Exercise =>
Copy the lines from the start of the records below through the line containing "const qBreaks = [1e-7, 2e-7, 3e-7]", both included, and leave out the pictures.

-- start of Data provided --

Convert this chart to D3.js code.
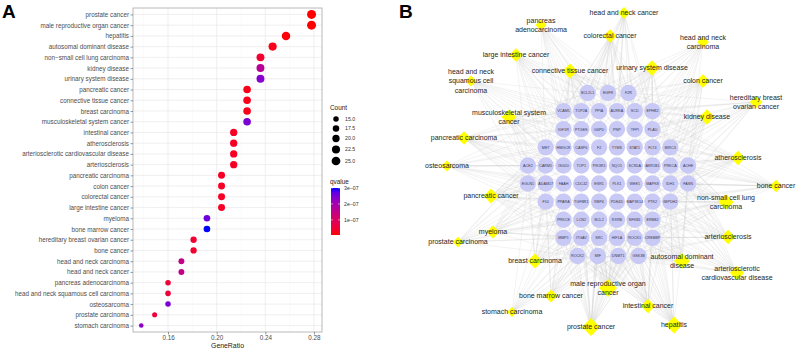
<!DOCTYPE html>
<html>
<head>
<meta charset="utf-8">
<script src="https://cdn.jsdelivr.net/npm/d3@7"></script>
<style>
  body { margin: 0; background: #fff; }
  svg { display: block; font-family: "Liberation Sans", Arial, sans-serif; }
</style>
</head>
<body>
<svg id="chart" width="797" height="348"></svg>
<script>
// ---- panel A data (top row first) ----
const categories = [
  "prostate cancer", "male reproductive organ cancer", "hepatitis", "autosomal dominant disease",
  "non\u2212small cell lung carcinoma", "kidney disease", "urinary system disease", "pancreatic cancer",
  "connective tissue cancer", "breast carcinoma", "musculoskeletal system cancer", "intestinal cancer",
  "atherosclerosis", "arteriosclerotic cardiovascular disease", "arteriosclerosis", "pancreatic carcinoma",
  "colon cancer", "colorectal cancer", "large intestine cancer", "myeloma", "bone marrow cancer",
  "hereditary breast ovarian cancer", "bone cancer", "head and neck carcinoma", "head and neck cancer",
  "pancreas adenocarcinoma", "head and neck squamous cell carcinoma", "osteosarcoma",
  "prostate carcinoma", "stomach carcinoma"
]
const geneRatio = [
  0.278, 0.278, 0.257, 0.246, 0.236, 0.236, 0.236, 0.225, 0.225, 0.225, 0.225, 0.214, 0.214, 0.214, 0.214,
  0.204, 0.204, 0.204, 0.204, 0.192, 0.192, 0.181, 0.181, 0.171, 0.171, 0.160, 0.160, 0.160, 0.149, 0.138
]
const counts = [26, 26, 24, 23, 22, 22, 22, 21, 21, 21, 21, 20, 20, 20, 20, 19, 19, 19, 19, 18, 18, 17, 17, 16, 16, 15, 15, 15, 14, 13]
const qvalue = [
  0.05e-7, 0.05e-7, 0.1e-7, 0.2e-7, 0.4e-7, 1.7e-7, 2.4e-7, 0.2e-7, 0.2e-7, 0.2e-7, 2.5e-7, 0.3e-7, 0.3e-7, 0.3e-7, 0.3e-7,
  0.3e-7, 0.3e-7, 0.3e-7, 0.3e-7, 2.6e-7, 3.0e-7, 0.4e-7, 0.4e-7, 1.5e-7, 1.5e-7, 0.5e-7, 0.5e-7, 2.5e-7, 0.5e-7, 2.3e-7
]
const ratioTicks = [0.16, 0.20, 0.24, 0.28]
const ratioMinor = [0.14, 0.18, 0.22, 0.26]
const countBreaks = [15, 17.5, 20, 22.5, 25]
const qBreaks = [1e-7, 2e-7, 3e-7]

// ---- panel B data ----
// genes, one list per row of the grid
const geneRows = [
  ["BCL2L1", "EGFR", "F2R"],
  ["VCAM1", "TOP2A", "PPIA", "AURKA", "SCD", "EPHB2"],
  ["IGF1R", "PTGES", "G6PD", "PNP", "TFPI", "PLAU"],
  ["MET", "HMGCR", "CASP6", "F2", "TYMS", "STAT1", "FLT4", "BIRC3"],
  ["ACE2", "CARM1", "ISG20", "TOP1", "PIK3R1", "NQO1", "SCN5A", "AKR1B1", "PRKCA", "ACHE"],
  ["EGLN1", "ADAM17", "FAAH", "CDC42", "ESR1", "PLK1", "WEE1", "MAPK8", "IDH1", "FASN"],
  ["F10", "PPARA", "TGFBR1", "RBP4", "PDE4D", "MAP3K14", "PTK2", "IMPDH2"],
  ["PRKCE", "LCN2", "BCL2", "RXRB", "NFKB1", "ERBB2"],
  ["MMP1", "ITGAV", "SRC", "HIF1A", "ROCK1", "CREBBP"],
  ["ROCK2", "MIF", "DNMT1", "GSK3B"]
]
// disease node labels as wrapped in the network (same order as categories)
const netLabels = [
  "prostate cancer", "male reproductive organ\ncancer", "hepatitis", "autosomal dominant\ndisease",
  "non-small cell lung\ncarcinoma", "kidney disease", "urinary system disease", "pancreatic cancer",
  "connective tissue cancer", "breast carcinoma", "musculoskeletal system\ncancer", "intestinal cancer",
  "atherosclerosis", "arteriosclerotic\ncardiovascular disease", "arteriosclerosis", "pancreatic carcinoma",
  "colon cancer", "colorectal cancer", "large intestine cancer", "myeloma", "bone marrow cancer",
  "hereditary breast\novarian cancer", "bone cancer", "head and neck\ncarcinoma", "head and neck cancer",
  "pancreas\nadenocarcinoma", "head and neck\nsquamous cell\ncarcinoma", "osteosarcoma",
  "prostate carcinoma", "stomach carcinoma"
]
// layout of the disease nodes, in network units (same order as categories)
const netX = [191, 208, 274, 282, 326, 307, 252, 91, 170, 135, 109, 248, 338, 337, 328, 64,
  303, 210, 116, 93, 151, 356, 376, 303, 224, 141, 71, 47, 58, 112]
const netY = [327, 288, 325, 261, 202, 117, 68, 196, 71, 261, 117, 306, 158, 273, 237, 138,
  81, 36, 55, 232, 296, 102, 186, 42, 13, 25, 81, 166, 242, 312]

const svg = d3.select("#chart")

// ================= Panel A : dot plot =================
const pLeft = 133, pRight = 322, pTop = 8, pBottom = 332

const x = d3.scaleLinear().domain([0.1312, 0.2866]).range([pLeft, pRight])
const y = d3.scalePoint().domain(categories).range([pTop, pBottom]).padding(0.6)
const r = d3.scaleRadial().domain([13, 26]).range([2.3, 4.5])
const color = d3.scaleLinear()
  .domain(d3.extent(qvalue))
  .range(["red", "blue"])
  .interpolate(d3.interpolateLab)

const gA = svg.append("g")

// grid
gA.selectAll(".minor").data(ratioMinor).enter().append("line")
  .attr("x1", d => x(d)).attr("x2", d => x(d))
  .attr("y1", pTop).attr("y2", pBottom)
  .attr("stroke", "#f2f2f2").attr("stroke-width", 0.4)
gA.selectAll(".major").data(ratioTicks).enter().append("line")
  .attr("x1", d => x(d)).attr("x2", d => x(d))
  .attr("y1", pTop).attr("y2", pBottom)
  .attr("stroke", "#e8e8e8").attr("stroke-width", 0.7)
gA.selectAll(".hgrid").data(categories).enter().append("line")
  .attr("x1", pLeft).attr("x2", pRight)
  .attr("y1", d => y(d)).attr("y2", d => y(d))
  .attr("stroke", "#e8e8e8").attr("stroke-width", 0.7)

// dots
gA.selectAll("circle.dot").data(categories).enter().append("circle")
  .attr("class", "dot")
  .attr("cx", (d, i) => x(geneRatio[i]))
  .attr("cy", d => y(d))
  .attr("r", (d, i) => r(counts[i]))
  .attr("fill", (d, i) => color(qvalue[i]))

// border
gA.append("rect")
  .attr("x", pLeft).attr("y", pTop)
  .attr("width", pRight - pLeft).attr("height", pBottom - pTop)
  .attr("fill", "none").attr("stroke", "#a8a8a8").attr("stroke-width", 0.8)

// axes
const xAxis = gA.append("g")
  .attr("transform", `translate(0,${pBottom})`)
  .call(d3.axisBottom(x).tickValues(ratioTicks).tickSize(2.5).tickPadding(1).tickFormat(d3.format(".2f")))
const yAxis = gA.append("g")
  .attr("transform", `translate(${pLeft},0)`)
  .call(d3.axisLeft(y).tickSize(2.5).tickPadding(1.5))
;[xAxis, yAxis].forEach(a => {
  a.select(".domain").remove()
  a.selectAll(".tick line").attr("stroke", "#555").attr("stroke-width", 0.6)
  a.selectAll(".tick text").attr("fill", "#4d4d4d").attr("font-size", "6.3px")
    .attr("font-family", "Liberation Sans, Arial, sans-serif")
})

gA.append("text")
  .attr("x", (pLeft + pRight) / 2).attr("y", 347.5)
  .attr("text-anchor", "middle").attr("font-size", "6.9px").attr("fill", "#222")
  .text("GeneRatio")

// legend : Count
const lg = gA.append("g")
lg.append("text").attr("x", 330).attr("y", 110).attr("font-size", "6.4px").attr("fill", "#222").text("Count")
const keyY = [119, 128.5, 138.5, 149.5, 161]
lg.selectAll("circle").data(countBreaks).enter().append("circle")
  .attr("cx", 336).attr("cy", (d, i) => keyY[i]).attr("r", d => r(d)).attr("fill", "black")
lg.selectAll("text.lab").data(countBreaks).enter().append("text")
  .attr("class", "lab")
  .attr("x", 345).attr("y", (d, i) => keyY[i]).attr("dy", "0.35em")
  .attr("font-size", "5.2px").attr("fill", "#333")
  .text(d => d3.format(".1f")(d))

// legend : qvalue
lg.append("text").attr("x", 330).attr("y", 184).attr("font-size", "6.4px").attr("fill", "#222").text("qvalue")
const qDom = d3.extent(qvalue)
const barY = d3.scaleLinear().domain(qDom).range([235, 188])
const grad = svg.append("defs").append("linearGradient")
  .attr("id", "qgrad").attr("x1", 0).attr("y1", 1).attr("x2", 0).attr("y2", 0)
d3.range(0, 1.0001, 0.1).forEach(t => {
  grad.append("stop").attr("offset", t)
    .attr("stop-color", color(qDom[0] + t * (qDom[1] - qDom[0])))
})
lg.append("rect").attr("x", 331).attr("y", 188).attr("width", 9).attr("height", 47).attr("fill", "url(#qgrad)")
lg.selectAll("line.qt").data(qBreaks).enter().append("line")
  .attr("x1", 331).attr("x2", 333).attr("y1", d => barY(d)).attr("y2", d => barY(d))
  .attr("stroke", "white").attr("stroke-width", 0.5)
lg.selectAll("line.qt2").data(qBreaks).enter().append("line")
  .attr("x1", 338).attr("x2", 340).attr("y1", d => barY(d)).attr("y2", d => barY(d))
  .attr("stroke", "white").attr("stroke-width", 0.5)
lg.selectAll("text.ql").data(qBreaks).enter().append("text")
  .attr("x", 344).attr("y", d => barY(d)).attr("dy", "0.35em")
  .attr("font-size", "5.2px").attr("fill", "#333")
  .text(d => d3.format(".0e")(d).replace("e-7", "e\u221207"))

// panel letter
svg.append("text").attr("x", 2).attr("y", 18).attr("font-size", "19px").attr("font-weight", "bold").text("A")

// ================= Panel B : network =================
const gB = svg.append("g")
const nx = d3.scaleLinear().domain([0, 397]).range([400, 797])
const ny = d3.scaleLinear().domain([0, 348]).range([0, 348])
const rowY = d3.scaleLinear().domain([0, geneRows.length - 1]).range([93, 256])

const genes = []
geneRows.forEach((row, ri) => {
  const step = row.length <= 4 ? 20.4 : 17.8
  row.forEach((g, ci) => {
    genes.push({ name: g, x: 608 + (ci - (row.length - 1) / 2) * step, y: rowY(ri) })
  })
})

const diseases = categories.map((c, i) => ({
  name: c, label: netLabels[i], count: counts[i], x: nx(netX[i]), y: ny(netY[i])
}))

// each disease is tied to as many genes as its count, taking the closest ones in the layout
const links = []
diseases.forEach(d => {
  genes.slice()
    .sort((a, b) => Math.hypot(a.x - d.x, a.y - d.y) - Math.hypot(b.x - d.x, b.y - d.y))
    .slice(0, d.count)
    .forEach(g => links.push({ source: d, target: g }))
})

gB.selectAll("line.link").data(links).enter().append("line")
  .attr("class", "link")
  .attr("x1", d => d.source.x).attr("y1", d => d.source.y)
  .attr("x2", d => d.target.x).attr("y2", d => d.target.y)
  .attr("stroke", "#c4c4c4").attr("stroke-width", 0.35).attr("stroke-opacity", 0.6)

// gene nodes
const gn = gB.selectAll("g.gene").data(genes).enter().append("g")
  .attr("transform", d => `translate(${d.x},${d.y})`)
gn.append("circle").attr("r", 8.2).attr("fill", "#c9c9f6")
gn.append("text")
  .attr("text-anchor", "middle").attr("dy", "0.35em")
  .attr("font-size", "3.7px").attr("fill", "#3a3a4a")
  .text(d => d.name)

// disease nodes
const half = d3.scaleLinear().domain(d3.extent(counts)).range([5, 9])
const dn = gB.selectAll("g.dis").data(diseases).enter().append("g")
  .attr("transform", d => `translate(${d.x},${d.y})`)
dn.append("path")
  .attr("d", d => { const h = half(d.count); return `M0,${-h}L${h},0L0,${h}L${-h},0Z` })
  .attr("fill", "#ffff00")
dn.each(function (d) {
  const lines = d.label.split("\n")
  const t = d3.select(this).append("text")
    .attr("text-anchor", "middle").attr("font-size", "7px").attr("fill", "#262626")
  lines.forEach((l, i) => {
    t.append("tspan").attr("x", 0)
      .attr("y", (i - (lines.length - 1) / 2) * 9.2)
      .attr("dy", "0.35em")
      .text(l)
  })
})

svg.append("text").attr("x", 399).attr("y", 18).attr("font-size", "19px").attr("font-weight", "bold").text("B")
</script>
</body>
</html>
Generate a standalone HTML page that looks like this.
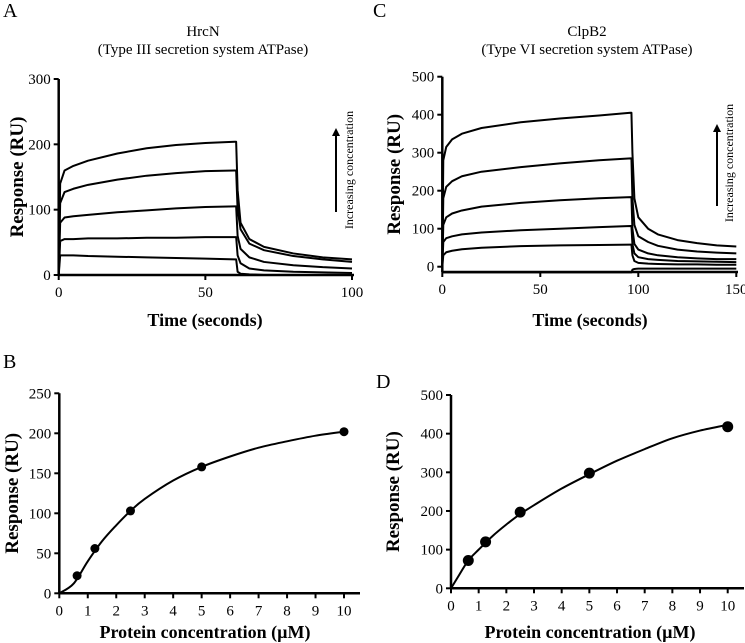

-- end of Data provided --

Task output =>
Convert this chart to D3.js code.
<!DOCTYPE html>
<html>
<head>
<meta charset="utf-8">
<script src="https://cdn.jsdelivr.net/npm/d3@7"></script>
<style>
  body { margin: 0; background: #fff; }
  svg { display: block; font-family: "Liberation Sans", Arial, sans-serif; }
</style>
</head>
<body>
<svg id="chart" width="797" height="348"></svg>
<script>
// ---- panel A data (top row first) ----
const categories = [
  "prostate cancer", "male reproductive organ cancer", "hepatitis", "autosomal dominant disease",
  "non\u2212small cell lung carcinoma", "kidney disease", "urinary system disease", "pancreatic cancer",
  "connective tissue cancer", "breast carcinoma", "musculoskeletal system cancer", "intestinal cancer",
  "atherosclerosis", "arteriosclerotic cardiovascular disease", "arteriosclerosis", "pancreatic carcinoma",
  "colon cancer", "colorectal cancer", "large intestine cancer", "myeloma", "bone marrow cancer",
  "hereditary breast ovarian cancer", "bone cancer", "head and neck carcinoma", "head and neck cancer",
  "pancreas adenocarcinoma", "head and neck squamous cell carcinoma", "osteosarcoma",
  "prostate carcinoma", "stomach carcinoma"
]
const geneRatio = [
  0.278, 0.278, 0.257, 0.246, 0.236, 0.236, 0.236, 0.225, 0.225, 0.225, 0.225, 0.214, 0.214, 0.214, 0.214,
  0.204, 0.204, 0.204, 0.204, 0.192, 0.192, 0.181, 0.181, 0.171, 0.171, 0.160, 0.160, 0.160, 0.149, 0.138
]
const counts = [26, 26, 24, 23, 22, 22, 22, 21, 21, 21, 21, 20, 20, 20, 20, 19, 19, 19, 19, 18, 18, 17, 17, 16, 16, 15, 15, 15, 14, 13]
const qvalue = [
  0.05e-7, 0.05e-7, 0.1e-7, 0.2e-7, 0.4e-7, 1.7e-7, 2.4e-7, 0.2e-7, 0.2e-7, 0.2e-7, 2.5e-7, 0.3e-7, 0.3e-7, 0.3e-7, 0.3e-7,
  0.3e-7, 0.3e-7, 0.3e-7, 0.3e-7, 2.6e-7, 3.0e-7, 0.4e-7, 0.4e-7, 1.5e-7, 1.5e-7, 0.5e-7, 0.5e-7, 2.5e-7, 0.5e-7, 2.3e-7
]
const ratioTicks = [0.16, 0.20, 0.24, 0.28]
const ratioMinor = [0.14, 0.18, 0.22, 0.26]
const countBreaks = [15, 17.5, 20, 22.5, 25]
const qBreaks = [1e-7, 2e-7, 3e-7]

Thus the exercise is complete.